··· The input

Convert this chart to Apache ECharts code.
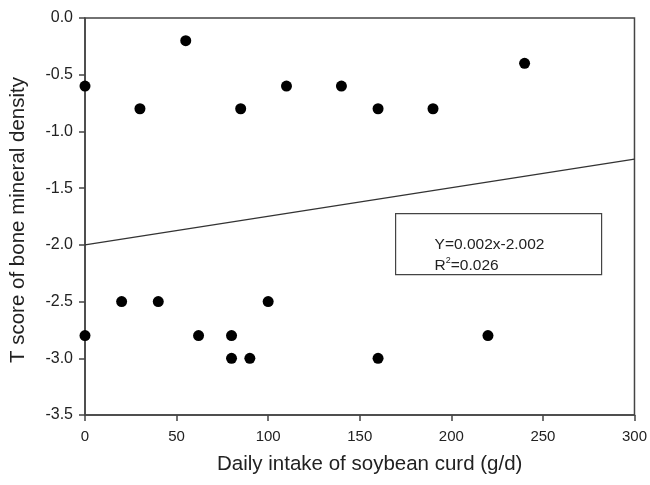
<!DOCTYPE html>
<html>
<head>
<meta charset="utf-8">
<script src="https://cdn.jsdelivr.net/npm/echarts@6/dist/echarts.min.js"></script>
<style>
  html, body { margin: 0; padding: 0; background: #fff; }
  #chart { width: 650px; height: 485px; }
</style>
</head>
<body>
<div id="chart"></div>
<script>
(() => {
    'use strict'

    // soybean curd intake (g/d) vs T score
    const intake = [0, 30, 55, 85, 110, 140, 160, 190, 240, 0, 20, 40, 62, 80, 80, 90, 100, 160, 220]
    const tScore = [-0.6, -0.8, -0.2, -0.8, -0.6, -0.6, -0.8, -0.8, -0.4, -2.8, -2.5, -2.5, -2.8, -2.8, -3.0, -3.0, -2.5, -3.0, -2.8]

    // fitted line as drawn
    const fitX = [0, 300]
    const fitY = [-2.0, -1.245]

    const equationText = ['Y=0.002x-2.002', '{r|R}{sup|2}{r|=0.026}']

    const font = '"Liberation Sans", Arial, sans-serif'
    const axisColor = '#444'

    const chart = echarts.init(document.getElementById('chart'))

    const option = {
        animation: false,
        backgroundColor: '#fff',
        grid: {
            left: 85,
            right: 14,
            top: 18,
            bottom: 70,
            show: true,
            borderColor: axisColor,
            borderWidth: 1.5
        },
        xAxis: {
            type: 'value',
            min: 0,
            max: 300,
            interval: 50,
            name: 'Daily intake of soybean curd (g/d)',
            nameLocation: 'middle',
            nameGap: 39,
            nameTextStyle: {fontFamily: font, fontSize: 20.5, color: '#222', padding: [0, 0, 0, 20]},
            axisLine: {show: true, onZero: false, lineStyle: {color: axisColor, width: 1.5}},
            axisTick: {show: true, length: 6, lineStyle: {color: axisColor, width: 1.5}},
            axisLabel: {fontFamily: font, fontSize: 15, color: '#222', margin: 14},
            splitLine: {show: false}
        },
        yAxis: {
            type: 'value',
            min: -3.5,
            max: 0,
            interval: 0.5,
            name: 'T score of bone mineral density',
            nameLocation: 'middle',
            nameGap: 56,
            nameTextStyle: {fontFamily: font, fontSize: 20.5, color: '#222', padding: [0, 7, 0, 0]},
            axisLine: {show: true, onZero: false, lineStyle: {color: axisColor, width: 1.5}},
            axisTick: {show: true, length: 6, lineStyle: {color: axisColor, width: 1.5}},
            axisLabel: {
                fontFamily: font, fontSize: 16, color: '#222', margin: 12,
                formatter: v => v.toFixed(1)
            },
            splitLine: {show: false}
        },
        graphic: [{
            type: 'group',
            left: 395,
            top: 213,
            children: [{
                type: 'rect',
                shape: {x: 0, y: 0, width: 206, height: 61},
                style: {fill: '#fff', stroke: axisColor, lineWidth: 1.2}
            }, {
                type: 'text',
                x: 39,
                y: 23,
                style: {
                    text: equationText[0],
                    font: '15.5px ' + font,
                    fill: '#222'
                }
            }, {
                type: 'text',
                x: 39,
                y: 42,
                style: {
                    text: equationText[1],
                    rich: {
                        r: {fontFamily: font, fontSize: 15.5, fill: '#222', verticalAlign: 'bottom'},
                        sup: {fontFamily: font, fontSize: 9, fill: '#222', verticalAlign: 'top', padding: [0, 0, 9, 0]}
                    }
                }
            }]
        }],
        series: [{
            type: 'line',
            data: fitX.map((x, i) => [x, fitY[i]]),
            showSymbol: false,
            lineStyle: {color: '#333', width: 1.3},
            silent: true,
            z: 1
        }, {
            type: 'scatter',
            data: intake.map((x, i) => [x, tScore[i]]),
            symbol: 'circle',
            symbolSize: 11,
            itemStyle: {color: '#000', opacity: 1},
            clip: false,
            z: 3
        }]
    }

    chart.setOption(option)
})()
</script>
</body>
</html>
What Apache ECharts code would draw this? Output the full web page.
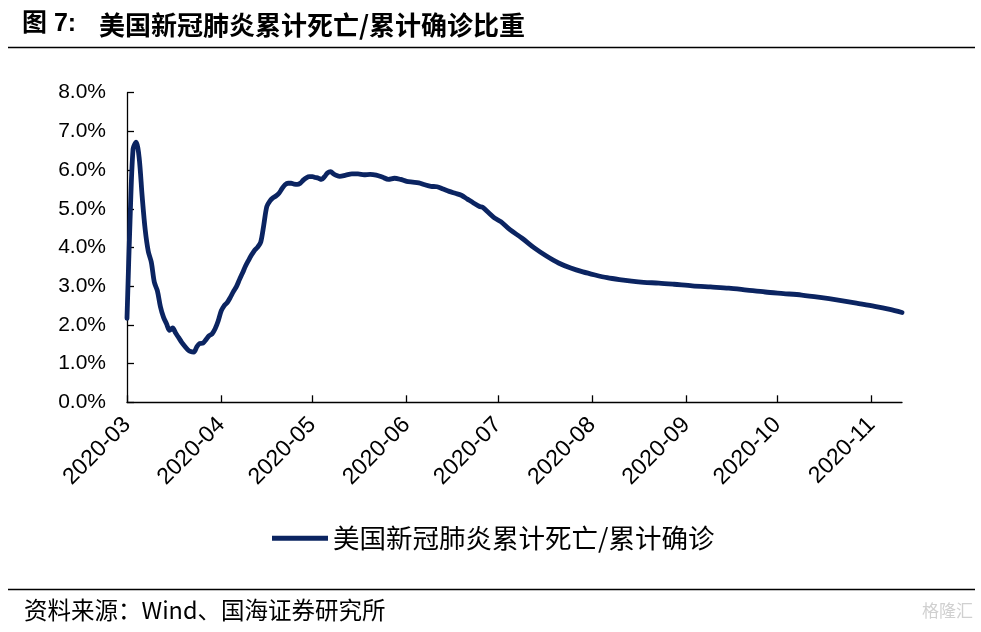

······

Reproduce every record word for word. The copy must contain no pictures.

Convert this chart to Apache ECharts code.
<!DOCTYPE html>
<html>
<head>
<meta charset="utf-8">
<script src="https://cdn.jsdelivr.net/npm/echarts@6/dist/echarts.min.js"></script>
<style>
  html, body { margin: 0; padding: 0; background: #fff; }
  #chart { width: 650px; height: 485px; }
</style>
</head>
<body>
<div id="chart"></div>
<script>
(() => {
    'use strict'

    // soybean curd intake (g/d) vs T score
    const intake = [0, 30, 55, 85, 110, 140, 160, 190, 240, 0, 20, 40, 62, 80, 80, 90, 100, 160, 220]
    const tScore = [-0.6, -0.8, -0.2, -0.8, -0.6, -0.6, -0.8, -0.8, -0.4, -2.8, -2.5, -2.5, -2.8, -2.8, -3.0, -3.0, -2.5, -3.0, -2.8]

    // fitted line as drawn
    const fitX = [0, 300]
    const fitY = [-2.0, -1.245]

    const equationText = ['Y=0.002x-2.002', '{r|R}{sup|2}{r|=0.026}']

    const font = '"Liberation Sans", Arial, sans-serif'
    const axisColor = '#444'

    const chart = echarts.init(document.getElementById('chart'))

    const option = {
        animation: false,
        backgroundColor: '#fff',
        grid: {
            left: 85,
            right: 14,
            top: 18,
            bottom: 70,
            show: true,
            borderColor: axisColor,
            borderWidth: 1.5
        },
        xAxis: {
            type: 'value',
            min: 0,
            max: 300,
            interval: 50,
            name: 'Daily intake of soybean curd (g/d)',
            nameLocation: 'middle',
            nameGap: 39,
            nameTextStyle: {fontFamily: font, fontSize: 20.5, color: '#222', padding: [0, 0, 0, 20]},
            axisLine: {show: true, onZero: false, lineStyle: {color: axisColor, width: 1.5}},
            axisTick: {show: true, length: 6, lineStyle: {color: axisColor, width: 1.5}},
            axisLabel: {fontFamily: font, fontSize: 15, color: '#222', margin: 14},
            splitLine: {show: false}
        },
        yAxis: {
            type: 'value',
            min: -3.5,
            max: 0,
            interval: 0.5,
            name: 'T score of bone mineral density',
            nameLocation: 'middle',
            nameGap: 56,
            nameTextStyle: {fontFamily: font, fontSize: 20.5, color: '#222', padding: [0, 7, 0, 0]},
            axisLine: {show: true, onZero: false, lineStyle: {color: axisColor, width: 1.5}},
            axisTick: {show: true, length: 6, lineStyle: {color: axisColor, width: 1.5}},
            axisLabel: {
                fontFamily: font, fontSize: 16, color: '#222', margin: 12,
                formatter: v => v.toFixed(1)
            },
            splitLine: {show: false}
        },
        graphic: [{
            type: 'group',
            left: 395,
            top: 213,
            children: [{
                type: 'rect',
                shape: {x: 0, y: 0, width: 206, height: 61},
                style: {fill: '#fff', stroke: axisColor, lineWidth: 1.2}
            }, {
                type: 'text',
                x: 39,
                y: 23,
                style: {
                    text: equationText[0],
                    font: '15.5px ' + font,
                    fill: '#222'
                }
            }, {
                type: 'text',
                x: 39,
                y: 42,
                style: {
                    text: equationText[1],
                    rich: {
                        r: {fontFamily: font, fontSize: 15.5, fill: '#222', verticalAlign: 'bottom'},
                        sup: {fontFamily: font, fontSize: 9, fill: '#222', verticalAlign: 'top', padding: [0, 0, 9, 0]}
                    }
                }
            }]
        }],
        series: [{
            type: 'line',
            data: fitX.map((x, i) => [x, fitY[i]]),
            showSymbol: false,
            lineStyle: {color: '#333', width: 1.3},
            silent: true,
            z: 1
        }, {
            type: 'scatter',
            data: intake.map((x, i) => [x, tScore[i]]),
            symbol: 'circle',
            symbolSize: 11,
            itemStyle: {color: '#000', opacity: 1},
            clip: false,
            z: 3
        }]
    }

    chart.setOption(option)
})()
</script>
</body>
</html>
What Apache ECharts code would draw this? Output the full web page.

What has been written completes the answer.